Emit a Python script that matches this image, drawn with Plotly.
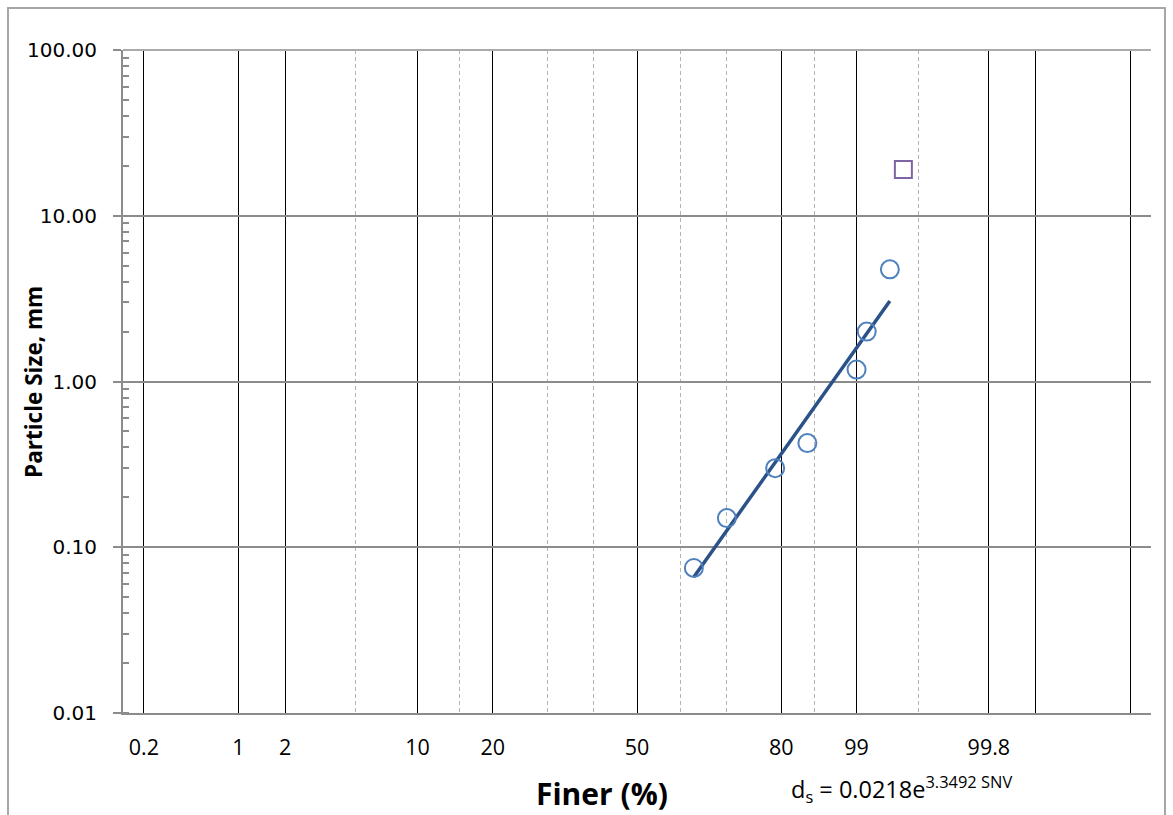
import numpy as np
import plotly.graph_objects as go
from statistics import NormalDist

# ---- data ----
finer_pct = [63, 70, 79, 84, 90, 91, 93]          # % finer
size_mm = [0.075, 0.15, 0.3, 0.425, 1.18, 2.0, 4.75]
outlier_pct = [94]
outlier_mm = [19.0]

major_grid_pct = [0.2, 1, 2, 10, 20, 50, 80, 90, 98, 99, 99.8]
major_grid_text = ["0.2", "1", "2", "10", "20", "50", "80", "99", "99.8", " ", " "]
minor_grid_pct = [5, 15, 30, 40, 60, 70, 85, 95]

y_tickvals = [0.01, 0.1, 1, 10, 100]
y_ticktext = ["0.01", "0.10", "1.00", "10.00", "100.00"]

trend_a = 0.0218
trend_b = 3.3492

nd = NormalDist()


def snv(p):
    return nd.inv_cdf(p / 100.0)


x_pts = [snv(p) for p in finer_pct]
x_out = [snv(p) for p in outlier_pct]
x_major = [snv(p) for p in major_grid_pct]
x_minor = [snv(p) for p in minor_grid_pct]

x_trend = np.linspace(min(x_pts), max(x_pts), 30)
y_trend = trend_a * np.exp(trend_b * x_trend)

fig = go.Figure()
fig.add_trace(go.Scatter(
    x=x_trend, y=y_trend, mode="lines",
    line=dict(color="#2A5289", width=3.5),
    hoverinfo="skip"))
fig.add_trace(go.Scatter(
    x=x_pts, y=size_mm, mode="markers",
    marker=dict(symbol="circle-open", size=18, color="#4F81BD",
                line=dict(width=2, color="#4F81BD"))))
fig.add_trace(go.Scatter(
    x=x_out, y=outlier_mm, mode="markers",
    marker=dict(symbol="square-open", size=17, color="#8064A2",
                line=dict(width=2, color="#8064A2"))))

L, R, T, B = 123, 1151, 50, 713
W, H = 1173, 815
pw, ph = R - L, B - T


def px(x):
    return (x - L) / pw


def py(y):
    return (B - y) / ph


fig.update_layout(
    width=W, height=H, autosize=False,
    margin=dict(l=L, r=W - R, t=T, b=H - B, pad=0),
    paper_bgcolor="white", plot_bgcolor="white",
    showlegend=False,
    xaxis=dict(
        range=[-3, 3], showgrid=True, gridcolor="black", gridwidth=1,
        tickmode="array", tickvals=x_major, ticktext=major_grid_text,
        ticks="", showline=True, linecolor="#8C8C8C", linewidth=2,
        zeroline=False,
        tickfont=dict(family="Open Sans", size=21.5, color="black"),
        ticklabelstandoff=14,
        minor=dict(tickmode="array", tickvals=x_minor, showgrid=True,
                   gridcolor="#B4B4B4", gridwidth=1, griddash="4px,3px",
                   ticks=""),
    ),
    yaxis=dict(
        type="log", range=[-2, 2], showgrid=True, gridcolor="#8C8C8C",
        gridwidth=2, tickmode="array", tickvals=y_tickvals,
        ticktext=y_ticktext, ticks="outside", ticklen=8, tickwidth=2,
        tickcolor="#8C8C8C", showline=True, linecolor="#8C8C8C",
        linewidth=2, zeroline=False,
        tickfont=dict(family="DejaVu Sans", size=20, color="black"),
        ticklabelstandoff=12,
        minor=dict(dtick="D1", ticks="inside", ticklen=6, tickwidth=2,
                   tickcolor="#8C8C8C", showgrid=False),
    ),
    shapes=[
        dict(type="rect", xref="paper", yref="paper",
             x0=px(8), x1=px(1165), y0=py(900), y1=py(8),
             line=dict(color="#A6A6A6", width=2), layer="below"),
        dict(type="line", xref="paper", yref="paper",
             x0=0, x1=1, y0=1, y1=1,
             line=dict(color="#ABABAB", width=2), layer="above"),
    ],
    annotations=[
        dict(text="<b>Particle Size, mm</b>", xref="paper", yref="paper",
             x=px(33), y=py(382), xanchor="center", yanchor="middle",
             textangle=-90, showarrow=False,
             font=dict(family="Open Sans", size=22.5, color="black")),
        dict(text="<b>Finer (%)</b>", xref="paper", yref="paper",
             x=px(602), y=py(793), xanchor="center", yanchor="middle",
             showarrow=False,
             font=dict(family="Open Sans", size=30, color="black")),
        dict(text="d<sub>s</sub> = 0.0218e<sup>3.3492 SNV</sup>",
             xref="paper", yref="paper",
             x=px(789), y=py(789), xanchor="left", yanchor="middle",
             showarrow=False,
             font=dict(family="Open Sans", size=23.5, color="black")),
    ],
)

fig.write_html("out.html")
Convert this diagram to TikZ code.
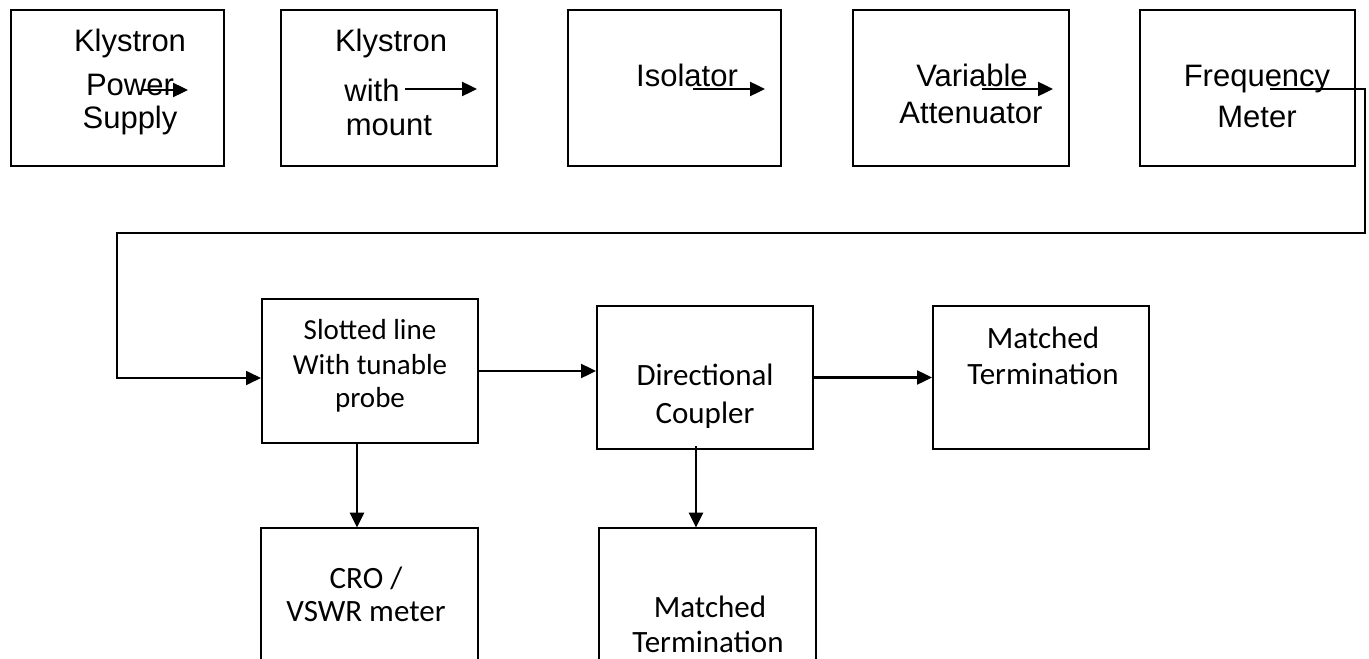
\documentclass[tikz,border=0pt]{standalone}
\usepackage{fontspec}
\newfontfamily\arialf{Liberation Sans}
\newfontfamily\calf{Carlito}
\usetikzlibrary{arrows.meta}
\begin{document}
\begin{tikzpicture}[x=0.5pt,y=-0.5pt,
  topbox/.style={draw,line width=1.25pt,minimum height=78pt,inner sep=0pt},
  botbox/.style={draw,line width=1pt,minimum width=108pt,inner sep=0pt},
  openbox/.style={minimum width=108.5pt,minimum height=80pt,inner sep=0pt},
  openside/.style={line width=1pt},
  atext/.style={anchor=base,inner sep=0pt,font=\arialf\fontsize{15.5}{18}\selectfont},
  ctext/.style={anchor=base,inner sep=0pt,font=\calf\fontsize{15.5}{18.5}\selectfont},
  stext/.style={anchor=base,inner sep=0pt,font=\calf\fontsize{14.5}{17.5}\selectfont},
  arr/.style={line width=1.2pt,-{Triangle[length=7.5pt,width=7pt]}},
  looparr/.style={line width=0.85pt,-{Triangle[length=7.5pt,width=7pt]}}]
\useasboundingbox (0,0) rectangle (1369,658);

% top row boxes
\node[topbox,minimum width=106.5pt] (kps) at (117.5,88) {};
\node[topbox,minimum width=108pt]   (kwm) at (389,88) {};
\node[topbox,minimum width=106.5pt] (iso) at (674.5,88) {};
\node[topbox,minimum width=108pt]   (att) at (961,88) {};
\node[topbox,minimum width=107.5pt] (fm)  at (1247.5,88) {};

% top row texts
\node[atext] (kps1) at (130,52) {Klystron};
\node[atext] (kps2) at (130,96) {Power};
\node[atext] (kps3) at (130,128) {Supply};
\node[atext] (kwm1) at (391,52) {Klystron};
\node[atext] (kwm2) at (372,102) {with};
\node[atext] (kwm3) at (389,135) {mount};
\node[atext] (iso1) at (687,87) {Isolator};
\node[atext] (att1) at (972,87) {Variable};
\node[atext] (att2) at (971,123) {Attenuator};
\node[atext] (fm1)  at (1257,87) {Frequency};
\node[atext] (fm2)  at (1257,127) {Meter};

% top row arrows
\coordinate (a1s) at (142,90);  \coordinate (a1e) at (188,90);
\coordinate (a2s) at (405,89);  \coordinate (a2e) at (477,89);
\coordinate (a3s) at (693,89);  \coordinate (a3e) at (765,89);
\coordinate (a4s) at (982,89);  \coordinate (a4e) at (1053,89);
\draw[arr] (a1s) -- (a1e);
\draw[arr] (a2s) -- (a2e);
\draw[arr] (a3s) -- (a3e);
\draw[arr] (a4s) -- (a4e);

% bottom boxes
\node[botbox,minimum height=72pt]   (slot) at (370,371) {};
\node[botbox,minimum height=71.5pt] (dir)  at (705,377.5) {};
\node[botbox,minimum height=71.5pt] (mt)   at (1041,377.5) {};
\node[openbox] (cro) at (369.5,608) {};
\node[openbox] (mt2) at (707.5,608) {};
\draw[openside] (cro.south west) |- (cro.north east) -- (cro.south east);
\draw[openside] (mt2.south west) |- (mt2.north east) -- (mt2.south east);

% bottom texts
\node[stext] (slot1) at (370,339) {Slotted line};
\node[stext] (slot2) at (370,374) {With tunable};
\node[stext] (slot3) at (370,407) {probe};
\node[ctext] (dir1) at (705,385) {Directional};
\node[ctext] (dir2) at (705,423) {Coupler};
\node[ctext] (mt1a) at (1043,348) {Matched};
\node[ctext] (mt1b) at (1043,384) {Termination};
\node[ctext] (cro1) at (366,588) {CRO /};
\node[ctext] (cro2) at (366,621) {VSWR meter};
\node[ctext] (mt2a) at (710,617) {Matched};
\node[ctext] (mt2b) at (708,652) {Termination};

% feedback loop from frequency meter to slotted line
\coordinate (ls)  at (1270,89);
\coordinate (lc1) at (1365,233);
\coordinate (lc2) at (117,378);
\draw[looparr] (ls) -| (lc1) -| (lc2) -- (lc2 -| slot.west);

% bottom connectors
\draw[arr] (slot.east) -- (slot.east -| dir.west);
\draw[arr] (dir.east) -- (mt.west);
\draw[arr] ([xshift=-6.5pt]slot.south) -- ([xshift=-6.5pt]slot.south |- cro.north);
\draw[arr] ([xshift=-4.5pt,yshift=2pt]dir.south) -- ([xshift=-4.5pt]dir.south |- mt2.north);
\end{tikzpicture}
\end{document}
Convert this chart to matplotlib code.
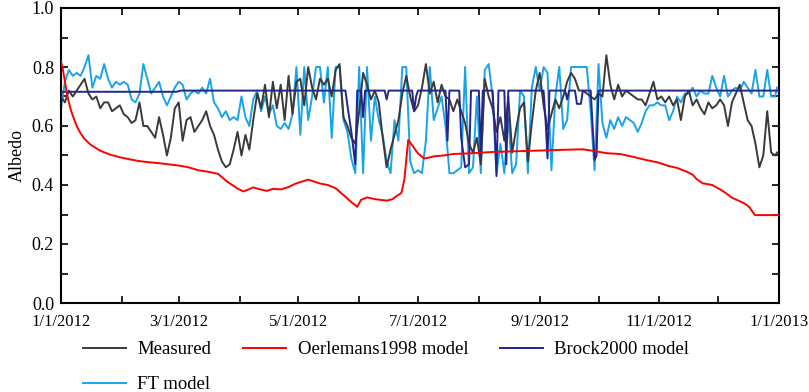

WHAT THE EXERCISE ASKS: Give a single number: the count of lines above that include the word "this".

WRITTEN SOLUTION: 3